-------- PROVIDED DATA

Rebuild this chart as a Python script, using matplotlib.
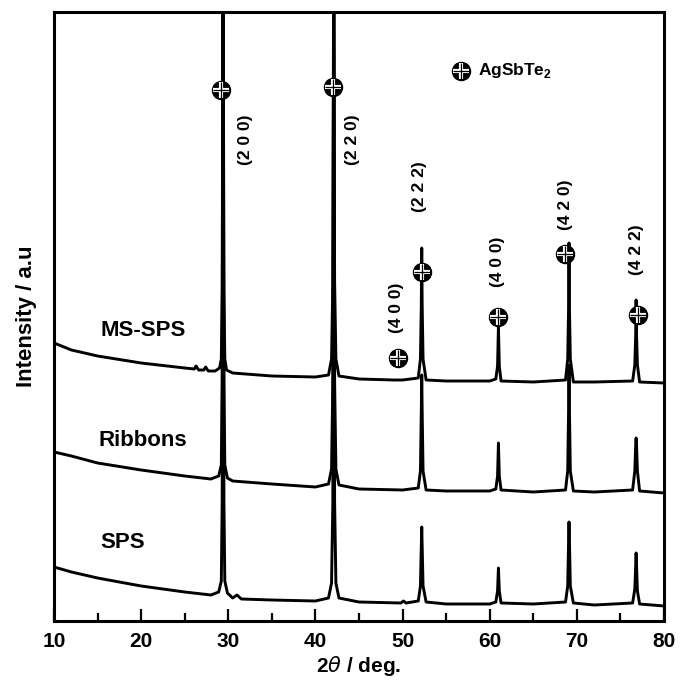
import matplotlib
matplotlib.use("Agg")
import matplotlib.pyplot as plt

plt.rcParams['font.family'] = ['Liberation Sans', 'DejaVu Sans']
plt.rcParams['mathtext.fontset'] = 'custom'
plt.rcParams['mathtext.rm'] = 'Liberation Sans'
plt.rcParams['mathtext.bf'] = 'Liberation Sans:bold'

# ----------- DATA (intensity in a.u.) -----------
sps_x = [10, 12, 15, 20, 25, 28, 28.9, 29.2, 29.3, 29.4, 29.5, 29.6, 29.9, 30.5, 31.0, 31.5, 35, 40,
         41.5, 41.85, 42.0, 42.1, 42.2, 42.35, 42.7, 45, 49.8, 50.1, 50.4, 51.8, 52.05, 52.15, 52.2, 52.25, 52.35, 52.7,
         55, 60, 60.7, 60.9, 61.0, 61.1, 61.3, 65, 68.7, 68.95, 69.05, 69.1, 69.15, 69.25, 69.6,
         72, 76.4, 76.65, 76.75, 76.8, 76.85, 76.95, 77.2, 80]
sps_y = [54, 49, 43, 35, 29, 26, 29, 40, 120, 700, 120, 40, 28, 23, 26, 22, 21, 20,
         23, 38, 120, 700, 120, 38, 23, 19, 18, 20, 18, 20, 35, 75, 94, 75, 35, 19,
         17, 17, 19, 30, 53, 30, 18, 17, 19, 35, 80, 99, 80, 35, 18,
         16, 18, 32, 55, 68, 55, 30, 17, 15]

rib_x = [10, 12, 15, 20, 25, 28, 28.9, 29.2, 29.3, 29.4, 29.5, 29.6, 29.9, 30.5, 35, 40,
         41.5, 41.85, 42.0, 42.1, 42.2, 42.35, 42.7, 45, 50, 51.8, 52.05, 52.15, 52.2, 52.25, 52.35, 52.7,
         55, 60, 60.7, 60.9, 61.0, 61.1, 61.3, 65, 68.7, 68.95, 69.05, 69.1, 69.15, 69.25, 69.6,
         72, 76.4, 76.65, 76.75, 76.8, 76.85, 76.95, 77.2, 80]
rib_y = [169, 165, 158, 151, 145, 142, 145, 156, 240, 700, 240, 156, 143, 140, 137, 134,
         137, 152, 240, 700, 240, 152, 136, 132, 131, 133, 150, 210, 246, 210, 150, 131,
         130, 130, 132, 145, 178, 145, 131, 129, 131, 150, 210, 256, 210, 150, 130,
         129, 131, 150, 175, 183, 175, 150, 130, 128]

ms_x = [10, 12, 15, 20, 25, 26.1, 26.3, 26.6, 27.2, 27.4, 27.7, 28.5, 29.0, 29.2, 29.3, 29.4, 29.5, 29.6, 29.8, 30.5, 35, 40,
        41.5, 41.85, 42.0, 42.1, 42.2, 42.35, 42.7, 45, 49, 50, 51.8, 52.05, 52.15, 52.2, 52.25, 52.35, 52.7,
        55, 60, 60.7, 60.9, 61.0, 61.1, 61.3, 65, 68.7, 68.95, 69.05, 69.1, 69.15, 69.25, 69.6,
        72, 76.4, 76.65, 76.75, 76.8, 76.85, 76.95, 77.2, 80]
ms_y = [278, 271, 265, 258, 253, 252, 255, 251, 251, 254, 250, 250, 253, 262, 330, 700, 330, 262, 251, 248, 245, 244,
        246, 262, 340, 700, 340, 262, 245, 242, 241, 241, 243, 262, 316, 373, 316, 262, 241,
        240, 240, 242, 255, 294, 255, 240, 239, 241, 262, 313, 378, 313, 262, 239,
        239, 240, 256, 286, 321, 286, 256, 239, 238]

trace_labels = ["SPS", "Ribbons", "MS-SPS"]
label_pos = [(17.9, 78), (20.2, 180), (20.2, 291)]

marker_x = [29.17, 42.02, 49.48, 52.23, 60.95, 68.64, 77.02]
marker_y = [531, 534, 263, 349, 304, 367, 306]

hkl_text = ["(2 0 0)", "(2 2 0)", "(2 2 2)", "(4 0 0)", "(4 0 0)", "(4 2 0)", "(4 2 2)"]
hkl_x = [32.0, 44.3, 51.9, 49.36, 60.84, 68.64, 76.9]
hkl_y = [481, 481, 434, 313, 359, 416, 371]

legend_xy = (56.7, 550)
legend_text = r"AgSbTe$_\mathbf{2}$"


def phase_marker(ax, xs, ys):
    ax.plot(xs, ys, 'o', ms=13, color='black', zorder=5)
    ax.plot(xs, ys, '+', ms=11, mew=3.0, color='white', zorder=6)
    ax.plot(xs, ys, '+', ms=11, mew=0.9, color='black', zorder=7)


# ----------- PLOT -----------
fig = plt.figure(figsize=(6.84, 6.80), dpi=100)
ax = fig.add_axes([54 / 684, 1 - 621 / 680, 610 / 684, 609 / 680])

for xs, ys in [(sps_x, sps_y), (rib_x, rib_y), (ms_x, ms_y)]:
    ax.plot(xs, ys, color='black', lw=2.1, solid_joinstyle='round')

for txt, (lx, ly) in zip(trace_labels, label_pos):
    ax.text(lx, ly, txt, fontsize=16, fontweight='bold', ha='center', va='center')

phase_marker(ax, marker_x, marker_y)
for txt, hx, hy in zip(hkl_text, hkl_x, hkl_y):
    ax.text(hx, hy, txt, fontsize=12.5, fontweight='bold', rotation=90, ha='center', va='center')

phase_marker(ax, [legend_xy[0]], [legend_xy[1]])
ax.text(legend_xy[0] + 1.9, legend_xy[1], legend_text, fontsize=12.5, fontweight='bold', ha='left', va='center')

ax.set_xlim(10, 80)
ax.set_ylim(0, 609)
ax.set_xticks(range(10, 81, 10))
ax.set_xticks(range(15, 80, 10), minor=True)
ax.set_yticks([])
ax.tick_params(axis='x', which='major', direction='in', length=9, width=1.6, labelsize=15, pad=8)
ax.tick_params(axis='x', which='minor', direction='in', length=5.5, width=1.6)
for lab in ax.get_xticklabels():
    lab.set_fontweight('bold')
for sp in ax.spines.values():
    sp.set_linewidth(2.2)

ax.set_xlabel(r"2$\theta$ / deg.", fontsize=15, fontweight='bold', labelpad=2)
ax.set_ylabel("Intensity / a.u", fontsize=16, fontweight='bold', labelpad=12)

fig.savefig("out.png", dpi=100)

----------------

#### OBJECTIVE
The data above needs to be retyped exactly, with the images left out.

#### TASK ANSWER
Rebuild this chart as a Python script, using matplotlib.
import matplotlib
matplotlib.use("Agg")
import matplotlib.pyplot as plt

plt.rcParams['font.family'] = ['Liberation Sans', 'DejaVu Sans']
plt.rcParams['mathtext.fontset'] = 'custom'
plt.rcParams['mathtext.rm'] = 'Liberation Sans'
plt.rcParams['mathtext.bf'] = 'Liberation Sans:bold'

# ----------- DATA (intensity in a.u.) -----------
sps_x = [10, 12, 15, 20, 25, 28, 28.9, 29.2, 29.3, 29.4, 29.5, 29.6, 29.9, 30.5, 31.0, 31.5, 35, 40,
         41.5, 41.85, 42.0, 42.1, 42.2, 42.35, 42.7, 45, 49.8, 50.1, 50.4, 51.8, 52.05, 52.15, 52.2, 52.25, 52.35, 52.7,
         55, 60, 60.7, 60.9, 61.0, 61.1, 61.3, 65, 68.7, 68.95, 69.05, 69.1, 69.15, 69.25, 69.6,
         72, 76.4, 76.65, 76.75, 76.8, 76.85, 76.95, 77.2, 80]
sps_y = [54, 49, 43, 35, 29, 26, 29, 40, 120, 700, 120, 40, 28, 23, 26, 22, 21, 20,
         23, 38, 120, 700, 120, 38, 23, 19, 18, 20, 18, 20, 35, 75, 94, 75, 35, 19,
         17, 17, 19, 30, 53, 30, 18, 17, 19, 35, 80, 99, 80, 35, 18,
         16, 18, 32, 55, 68, 55, 30, 17, 15]

rib_x = [10, 12, 15, 20, 25, 28, 28.9, 29.2, 29.3, 29.4, 29.5, 29.6, 29.9, 30.5, 35, 40,
         41.5, 41.85, 42.0, 42.1, 42.2, 42.35, 42.7, 45, 50, 51.8, 52.05, 52.15, 52.2, 52.25, 52.35, 52.7,
         55, 60, 60.7, 60.9, 61.0, 61.1, 61.3, 65, 68.7, 68.95, 69.05, 69.1, 69.15, 69.25, 69.6,
         72, 76.4, 76.65, 76.75, 76.8, 76.85, 76.95, 77.2, 80]
rib_y = [169, 165, 158, 151, 145, 142, 145, 156, 240, 700, 240, 156, 143, 140, 137, 134,
         137, 152, 240, 700, 240, 152, 136, 132, 131, 133, 150, 210, 246, 210, 150, 131,
         130, 130, 132, 145, 178, 145, 131, 129, 131, 150, 210, 256, 210, 150, 130,
         129, 131, 150, 175, 183, 175, 150, 130, 128]

ms_x = [10, 12, 15, 20, 25, 26.1, 26.3, 26.6, 27.2, 27.4, 27.7, 28.5, 29.0, 29.2, 29.3, 29.4, 29.5, 29.6, 29.8, 30.5, 35, 40,
        41.5, 41.85, 42.0, 42.1, 42.2, 42.35, 42.7, 45, 49, 50, 51.8, 52.05, 52.15, 52.2, 52.25, 52.35, 52.7,
        55, 60, 60.7, 60.9, 61.0, 61.1, 61.3, 65, 68.7, 68.95, 69.05, 69.1, 69.15, 69.25, 69.6,
        72, 76.4, 76.65, 76.75, 76.8, 76.85, 76.95, 77.2, 80]
ms_y = [278, 271, 265, 258, 253, 252, 255, 251, 251, 254, 250, 250, 253, 262, 330, 700, 330, 262, 251, 248, 245, 244,
        246, 262, 340, 700, 340, 262, 245, 242, 241, 241, 243, 262, 316, 373, 316, 262, 241,
        240, 240, 242, 255, 294, 255, 240, 239, 241, 262, 313, 378, 313, 262, 239,
        239, 240, 256, 286, 321, 286, 256, 239, 238]

trace_labels = ["SPS", "Ribbons", "MS-SPS"]
label_pos = [(17.9, 78), (20.2, 180), (20.2, 291)]

marker_x = [29.17, 42.02, 49.48, 52.23, 60.95, 68.64, 77.02]
marker_y = [531, 534, 263, 349, 304, 367, 306]

hkl_text = ["(2 0 0)", "(2 2 0)", "(2 2 2)", "(4 0 0)", "(4 0 0)", "(4 2 0)", "(4 2 2)"]
hkl_x = [32.0, 44.3, 51.9, 49.36, 60.84, 68.64, 76.9]
hkl_y = [481, 481, 434, 313, 359, 416, 371]

legend_xy = (56.7, 550)
legend_text = r"AgSbTe$_\mathbf{2}$"


def phase_marker(ax, xs, ys):
    ax.plot(xs, ys, 'o', ms=13, color='black', zorder=5)
    ax.plot(xs, ys, '+', ms=11, mew=3.0, color='white', zorder=6)
    ax.plot(xs, ys, '+', ms=11, mew=0.9, color='black', zorder=7)


# ----------- PLOT -----------
fig = plt.figure(figsize=(6.84, 6.80), dpi=100)
ax = fig.add_axes([54 / 684, 1 - 621 / 680, 610 / 684, 609 / 680])

for xs, ys in [(sps_x, sps_y), (rib_x, rib_y), (ms_x, ms_y)]:
    ax.plot(xs, ys, color='black', lw=2.1, solid_joinstyle='round')

for txt, (lx, ly) in zip(trace_labels, label_pos):
    ax.text(lx, ly, txt, fontsize=16, fontweight='bold', ha='center', va='center')

phase_marker(ax, marker_x, marker_y)
for txt, hx, hy in zip(hkl_text, hkl_x, hkl_y):
    ax.text(hx, hy, txt, fontsize=12.5, fontweight='bold', rotation=90, ha='center', va='center')

phase_marker(ax, [legend_xy[0]], [legend_xy[1]])
ax.text(legend_xy[0] + 1.9, legend_xy[1], legend_text, fontsize=12.5, fontweight='bold', ha='left', va='center')

ax.set_xlim(10, 80)
ax.set_ylim(0, 609)
ax.set_xticks(range(10, 81, 10))
ax.set_xticks(range(15, 80, 10), minor=True)
ax.set_yticks([])
ax.tick_params(axis='x', which='major', direction='in', length=9, width=1.6, labelsize=15, pad=8)
ax.tick_params(axis='x', which='minor', direction='in', length=5.5, width=1.6)
for lab in ax.get_xticklabels():
    lab.set_fontweight('bold')
for sp in ax.spines.values():
    sp.set_linewidth(2.2)

ax.set_xlabel(r"2$\theta$ / deg.", fontsize=15, fontweight='bold', labelpad=2)
ax.set_ylabel("Intensity / a.u", fontsize=16, fontweight='bold', labelpad=12)

fig.savefig("out.png", dpi=100)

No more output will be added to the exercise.